The ankle eventually resolved itself and I did a small amount of running with my swimming friends, including returning to parkrun. I have attended consistently for the last 6 years, wherever possible. The thought of missing a week does not enter my mind unless there is absolutely no choice due to injury. I have volunteered many times when injured and, while it can be good to remain involved, it can also be triggering for my anxiety. parkrun was also cancelled for months during two lockdowns and this felt like a massive loss to a Saturday morning.

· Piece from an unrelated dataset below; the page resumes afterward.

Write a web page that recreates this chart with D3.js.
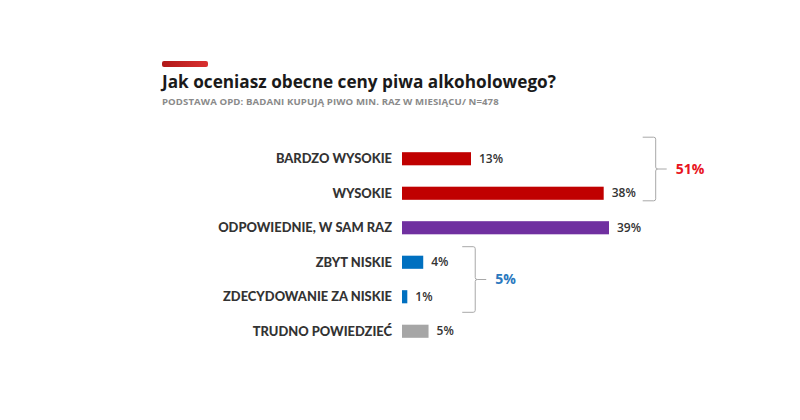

parkrun is a social experience and most of my current friends and acquaintances, I met there. This was not always the case; in the first few years of parkrun I was completely anonymous until I changed location and joined training at a running club during the week. I now know lots of runners at most parkrun locations and enjoy the Saturday morning chats. I also enjoy running parkrun with my sister when she visits from London.
At the time of writing, and for my own documentation, I have run at the following parkrun locations- Rooty Hill, Parramatta, The Ponds, Rhodes, Rouse Hill, Galston, Whalan, Wentworth Common, Mt Penang, Nepean River, Lithgow, Penrith Lakes, Curl Curl, St Peters, Centennial, North Sydney, East Richmond, Campbelltown, Mosman, Cowpasture Reserve, Greenway, Dolls Point, The Entrance, Coffs Harbour, Lake Mac, Newy, Werrington Lakes, Woy Woy, San Remo, Willoughby, Panania, Chipping Norton, Cooks River. I would like to visit all parkruns in Sydney and only have a few left. It’s great to have goals involving parkrun tourism so the focus is not always on running as fast as possible. As I like my Saturday morning social interaction at my home parkrun (and seeing the kangaroos), the tourism parkruns are more occasional. There’s a wide variety of courses to experience from road to trail to beaches. Lithgow parkrun is one of the more unique locations I have visited.
To conclude this post with a laugh, in the very early days, I’m not sure why I used to wear makeup to parkrun.